*DATA LINES*
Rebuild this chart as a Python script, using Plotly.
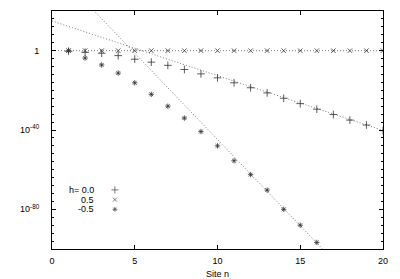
import plotly.graph_objects as go

# ---- data ----
sites = list(range(1, 21))
# log10 of the values
log_h00 = [-0.3, -0.8, -1.3, -2.5, -4.3, -5.8, -7.4, -9.5, -11.7, -13.7,
           -16.2, -18.7, -21.3, -24.0, -26.7, -29.5, -32.2, -35.0, -37.5, -40.3]
log_h05 = [0.0] * 20
sites_m05 = list(range(1, 17))
log_hm05 = [0.0, -3.7, -7.2, -11.3, -16.2, -22.0, -28.0, -34.0, -40.8, -48.0,
            -55.5, -62.5, -70.3, -80.0, -88.0, -96.7]
# asymptotic fit lines: log10 = a + b*n
fit_h00 = (15.0, -2.76)
fit_h05 = (0.0, 0.0)
fit_hm05 = (42.2, -8.7)
fit_n = [0, 20]

legend_labels = ["h= 0.0", "0.5", "-0.5"]
x_ticks = [0, 5, 10, 15, 20]
y_major_exp = [20, 0, -20, -40, -60, -80, -100]
y_major_text = ["", "1", "", "10<sup>-40</sup>", "", "10<sup>-80</sup>", ""]
y_minor_exp = [e for e in range(20, -101, -4)]

def pw(v):
    return [10.0 ** e for e in v]

FONT = "Liberation Sans, Arial, sans-serif"
MK = "#333333"
LINE = "#7a7a7a"

fig = go.Figure()

for a, b in (fit_h00, fit_h05, fit_hm05):
    fig.add_trace(go.Scatter(
        x=fit_n, y=pw([a + b * n for n in fit_n]), mode="lines",
        line=dict(color=LINE, width=1, dash="1px,2px"), showlegend=False,
        hoverinfo="skip"))

symbols = ["cross-thin-open", "x-thin-open", "asterisk-open"]
sizes = [5.5, 4.5, 4.5]
series = [(sites, log_h00), (sites, log_h05), (sites_m05, log_hm05)]
for (xs, ys), sym, sz in zip(series, symbols, sizes):
    fig.add_trace(go.Scatter(
        x=xs, y=pw(ys), mode="markers",
        marker=dict(symbol=sym, size=sz, color=MK, line=dict(color=MK, width=0.8)),
        showlegend=False))

# legend keys (layout positions on a hidden overlay axis)
key_x = 0.19
key_y = [0.2485, 0.2075, 0.1668]
for sym, sz, ky in zip(symbols, sizes, key_y):
    fig.add_trace(go.Scatter(
        x=[key_x], y=[ky], xaxis="x2", yaxis="y2", mode="markers",
        marker=dict(symbol=sym, size=sz - 0.5, color="#555555",
                    line=dict(color="#555555", width=0.8)),
        showlegend=False, hoverinfo="skip"))
for lab, ky in zip(legend_labels, key_y):
    fig.add_annotation(x=0.131, y=ky, xref="paper", yref="paper", text=lab,
                       showarrow=False, xanchor="right", yanchor="middle",
                       borderpad=0,
                       font=dict(family=FONT, size=9, color="black"))

# the page body adds an 8px offset, so the figure is drawn 8px smaller
fig.update_layout(
    width=392, height=271,
    margin=dict(l=44, r=17, t=3, b=30, autoexpand=False),
    paper_bgcolor="white", plot_bgcolor="white",
    font=dict(family=FONT, size=9, color="black"),
    showlegend=False,
    xaxis=dict(range=[0, 20], tickvals=x_ticks, ticks="inside", ticklen=4,
               showline=True, linecolor="black", linewidth=1, mirror="ticks",
               showgrid=False, zeroline=False, tickcolor="black",
               automargin=False, ticklabelstandoff=3,
               title=dict(text="Site n", standoff=10, font=dict(size=9))),
    yaxis=dict(type="log", range=[-100, 20],
               tickvals=pw(y_major_exp), ticktext=y_major_text,
               ticks="inside", ticklen=4, tickcolor="black",
               minor=dict(tickvals=pw(y_minor_exp), ticks="inside", ticklen=2,
                          tickcolor="black", showgrid=False),
               showline=True, linecolor="black", linewidth=1, mirror="ticks",
               showgrid=False, zeroline=False, automargin=False,
               ticklabelstandoff=10),
    xaxis2=dict(range=[0, 1], overlaying="x", visible=False, fixedrange=True),
    yaxis2=dict(range=[0, 1], overlaying="y", visible=False, fixedrange=True),
)

fig.write_html("out.html")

*GIVEN INSTRUCTION*
With the pictures left out, restate word for word every line of the data above, from the first down to the line that contains "fig = go.Figure()".

*THE RESULT*
Rebuild this chart as a Python script, using Plotly.
import plotly.graph_objects as go

# ---- data ----
sites = list(range(1, 21))
# log10 of the values
log_h00 = [-0.3, -0.8, -1.3, -2.5, -4.3, -5.8, -7.4, -9.5, -11.7, -13.7,
           -16.2, -18.7, -21.3, -24.0, -26.7, -29.5, -32.2, -35.0, -37.5, -40.3]
log_h05 = [0.0] * 20
sites_m05 = list(range(1, 17))
log_hm05 = [0.0, -3.7, -7.2, -11.3, -16.2, -22.0, -28.0, -34.0, -40.8, -48.0,
            -55.5, -62.5, -70.3, -80.0, -88.0, -96.7]
# asymptotic fit lines: log10 = a + b*n
fit_h00 = (15.0, -2.76)
fit_h05 = (0.0, 0.0)
fit_hm05 = (42.2, -8.7)
fit_n = [0, 20]

legend_labels = ["h= 0.0", "0.5", "-0.5"]
x_ticks = [0, 5, 10, 15, 20]
y_major_exp = [20, 0, -20, -40, -60, -80, -100]
y_major_text = ["", "1", "", "10<sup>-40</sup>", "", "10<sup>-80</sup>", ""]
y_minor_exp = [e for e in range(20, -101, -4)]

def pw(v):
    return [10.0 ** e for e in v]

FONT = "Liberation Sans, Arial, sans-serif"
MK = "#333333"
LINE = "#7a7a7a"

fig = go.Figure()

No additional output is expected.